だが、彼女/彼らの声が、日本社会におけるメディア報道の現状にあっては、PKF参加凍結解除の声とも一体化するかのごとく現象し(故意にそのように捩じ曲げられ)、選択肢はこれしかないのだという世論が形成されることには明確に反対すべきだと考えている。私たちは「虐殺の現場」にはいない(いなかった)。

 そのことの「自由さ」を活用して、論議を原点に引き戻すのは、私たちの責任だと思う。

つまり、

 一、問題が、あたかも住民投票前後のわずか一〜二ヵ月間に生起したかのように描きだすごまかしを批判すること。

 二、長期的な歴史射程としては、チモール地域がヨーロッパ主導の「近代世界システム」に組み込まれる植民地化以降の構造として捉えること。

 三、主体的には、一九四二年以降敗戦時までの日本軍によるチモール占領時代の「責任」(=補償)を果たし得ていないこととの関連で問題を提起すること。

 四、一九七五年の東チモール独立革命戦線による独立宣言以降の時代に関しては、ベトナムにおける米国の敗北を契機とした戦後世界体制の再編との関係で事態を捉え、今日に至るまでの米国・日本・オーストラリアなどの大国のインドネシアとの関わり/東チモールにおいて三分の一もの人びとが虐殺されてきた現実に目を蔽ってきたことの無責任さを明確にすること。 

 五、全体的に見て、東西冷戦崩壊以降、大国主導の下に作られている国際秩序なるものは、或る地域の社会的・経済的・政治的安定に日頃から配慮するのではなく、大国の軍事的覇権の強化のためにその地域を利用し、経済的権益の確保と拡大のために市場原理に基づいて資本の恣(ほしいまま)の草刈り場としているが、それにもよってその地が社会的に不安定となり騒乱が起こると、国連を隠れ蓑としてみずから「平和の使者」のごとく平和維持軍の派遣に行き着くという構造が出来上がっており、このごまかしに満ちた構造自体を批判的に明らかにすること。

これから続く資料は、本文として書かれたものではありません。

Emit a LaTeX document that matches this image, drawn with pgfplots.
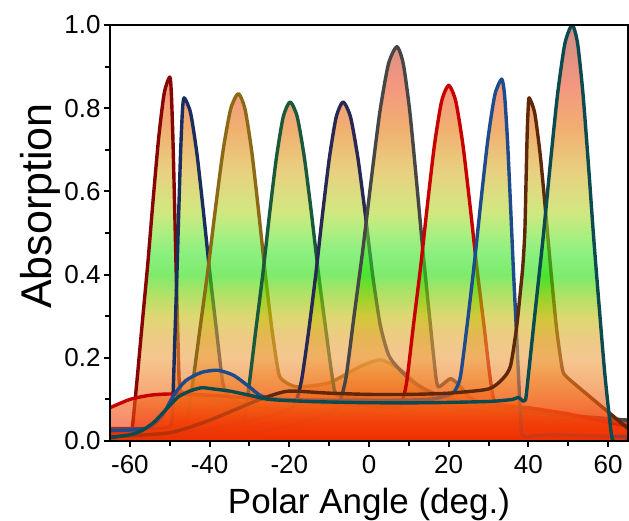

 六、「平和維持軍の介入」を国際世論とともにひとしく要求しているかに見える独立派の解放思想は、本来もっと深い地点で発想されていること。つまり、インドネシアによる占領に対する抵抗のための止むに止まれぬ武力の行使とはいえ、自らも軍事力によって人を殺めたことへの内省が、来るべき独立チモールが国軍を持たない、非武装社会を展望する根拠となっていることを明らかにすること。ほかにもその主張には、世界じゅうの社会運動が参照すべき重要な論点があることを、彼女/彼らの具体的な言葉と行動を通して知ること。
、、などが差し当たって必要だと考えてきた(「派兵チェック」第八四号など参照)。

 ところで、ここで「思考停止」してよいのだろうか、と私に疑問を提起した友人が数人いる。

私の言動に直接言及しているわけではないが、「かけはし」10月18日号の投書欄に載ったH・K生「東チモールへのPKF介入支持と日本のPKF参加反対は矛盾しない」の問題意識も、これと同じ線上にある。原則的な問題にこだわった先には、確かにこの問題がひかえていることを私は自覚している。